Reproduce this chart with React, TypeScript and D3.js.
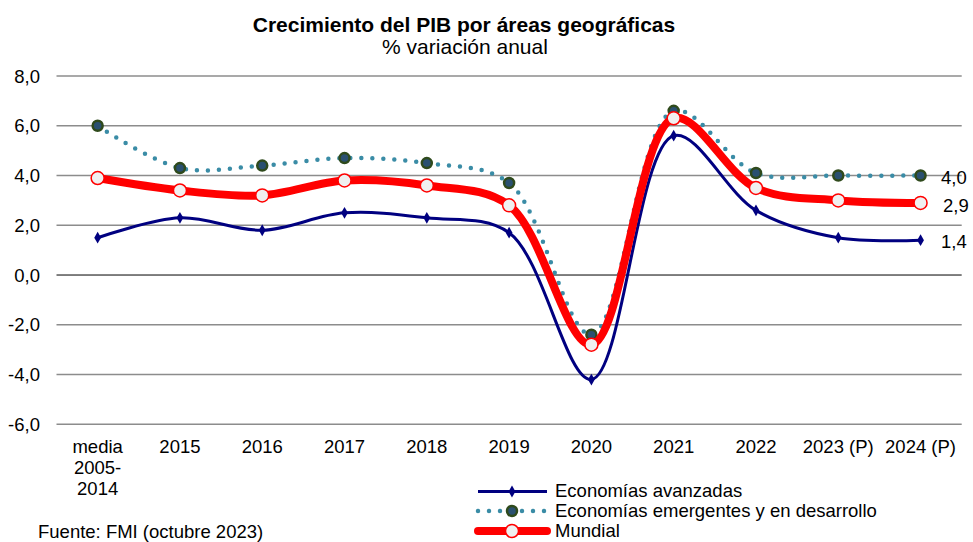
import React from 'react';
import * as d3 from 'd3';

const categories = ['media\n2005-\n2014', '2015', '2016', '2017', '2018', '2019', '2020', '2021', '2022', '2023 (P)', '2024 (P)'];
const avanzadas = [1.5, 2.3, 1.8, 2.5, 2.3, 1.7, -4.2, 5.6, 2.6, 1.5, 1.4];
const emergentes = [6.0, 4.3, 4.4, 4.7, 4.5, 3.7, -2.4, 6.6, 4.1, 4.0, 4.0];
const mundial = [3.9, 3.4, 3.2, 3.8, 3.6, 2.8, -2.8, 6.3, 3.5, 3.0, 2.9];
const yTicks = [-6, -4, -2, 0, 2, 4, 6, 8];

const W = 973;
const H = 542;
const FONT = '"Liberation Sans", Arial, sans-serif';
const FS = 18.5;

export default function App() {
  const x = d3.scaleBand<string>().domain(categories).range([56.5, 961.7]);
  const y = d3.scaleLinear().domain([-6, 8]).range([424.3, 76]);
  const cx = (i: number) => (x(categories[i]) as number) + x.bandwidth() / 2;

  const line = d3.line<number>()
    .x((_, i) => cx(i))
    .y(d => y(d))
    .curve(d3.curveCatmullRom.alpha(0.5));

  const fmt = (v: number) => v.toFixed(1).replace('.', ',');
  const last = categories.length - 1;

  return (
    <svg width={W} height={H} style={{ display: 'block', position: 'absolute', left: 0, top: 0 }} fontFamily={FONT}>
      <rect width={W} height={H} fill="#fff" />
      <text x={464} y={32} textAnchor="middle" fontSize={21} fontWeight="bold">Crecimiento del PIB por áreas geográficas</text>
      <text x={465} y={54} textAnchor="middle" fontSize={21}>% variación anual</text>

      {yTicks.map(t => (
        <g key={t}>
          <line x1={56.5} x2={961.7} y1={y(t)} y2={y(t)} stroke={t === 0 ? '#000' : '#8c8c8c'} strokeWidth={t === 0 ? 1 : 1.5} />
          <text x={40} y={y(t) + 6.5} textAnchor="end" fontSize={FS}>{fmt(t)}</text>
        </g>
      ))}

      {categories.map((c, i) => (
        <text key={c} x={cx(i)} y={453} textAnchor="middle" fontSize={FS}>
          {c.split('\n').map((s, k) => (
            <tspan key={k} x={cx(i)} dy={k === 0 ? 0 : 21}>{s}</tspan>
          ))}
        </text>
      ))}

      {/* emergentes */}
      <path d={line(emergentes) as string} fill="none" stroke="#3a8ca6" strokeWidth={4.5} strokeDasharray="0 11" strokeLinecap="round" />
      {emergentes.map((v, i) => (
        <circle key={i} cx={cx(i)} cy={y(v)} r={5} fill="#2a5070" stroke="#2f4a1c" strokeWidth={2.5} />
      ))}

      {/* avanzadas */}
      <path d={line(avanzadas) as string} fill="none" stroke="#000080" strokeWidth={3} />
      {avanzadas.map((v, i) => (
        <path key={i} d={d3.symbol(d3.symbolDiamond, 40)() as string} transform={`translate(${cx(i)},${y(v)})`} fill="#000080" />
      ))}

      {/* mundial */}
      <path d={line(mundial) as string} fill="none" stroke="#ff0000" strokeWidth={8} />
      {mundial.map((v, i) => (
        <circle key={i} cx={cx(i)} cy={y(v)} r={6.5} fill="#f0f0f0" stroke="#ff0000" strokeWidth={1.5} />
      ))}

      <text x={941} y={y(emergentes[last]) + 8} fontSize={FS}>{fmt(emergentes[last])}</text>
      <text x={943} y={y(mundial[last]) + 9} fontSize={FS}>{fmt(mundial[last])}</text>
      <text x={941} y={y(avanzadas[last]) + 8} fontSize={FS}>{fmt(avanzadas[last])}</text>

      {/* legend */}
      <g fontSize={FS}>
        <line x1={478} x2={547} y1={491.5} y2={491.5} stroke="#000080" strokeWidth={3} />
        <path d={d3.symbol(d3.symbolDiamond, 40)() as string} transform="translate(512,491.5)" fill="#000080" />
        <text x={555} y={497}>Economías avanzadas</text>

        <line x1={478} x2={547} y1={511} y2={511} stroke="#3a8ca6" strokeWidth={4.5} strokeDasharray="0 11" strokeLinecap="round" />
        <circle cx={512} cy={511} r={5} fill="#2a5070" stroke="#2f4a1c" strokeWidth={2.5} />
        <text x={555} y={517}>Economías emergentes y en desarrollo</text>

        <line x1={478} x2={547} y1={531} y2={531} stroke="#ff0000" strokeWidth={8} strokeLinecap="round" />
        <circle cx={512} cy={531} r={6.5} fill="#f0f0f0" stroke="#ff0000" strokeWidth={1.5} />
        <text x={555} y={537}>Mundial</text>
      </g>

      <text x={38} y={538} fontSize={FS}>Fuente: FMI (octubre 2023)</text>
    </svg>
  );
}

Goal of the exercise
Pictures excluded, repeat exactly the lines from the top of the material through the line with "import * as d3 from 'd3';", including both of those lines.

Final result
Reproduce this chart with React, TypeScript and D3.js.
import React from 'react';
import * as d3 from 'd3';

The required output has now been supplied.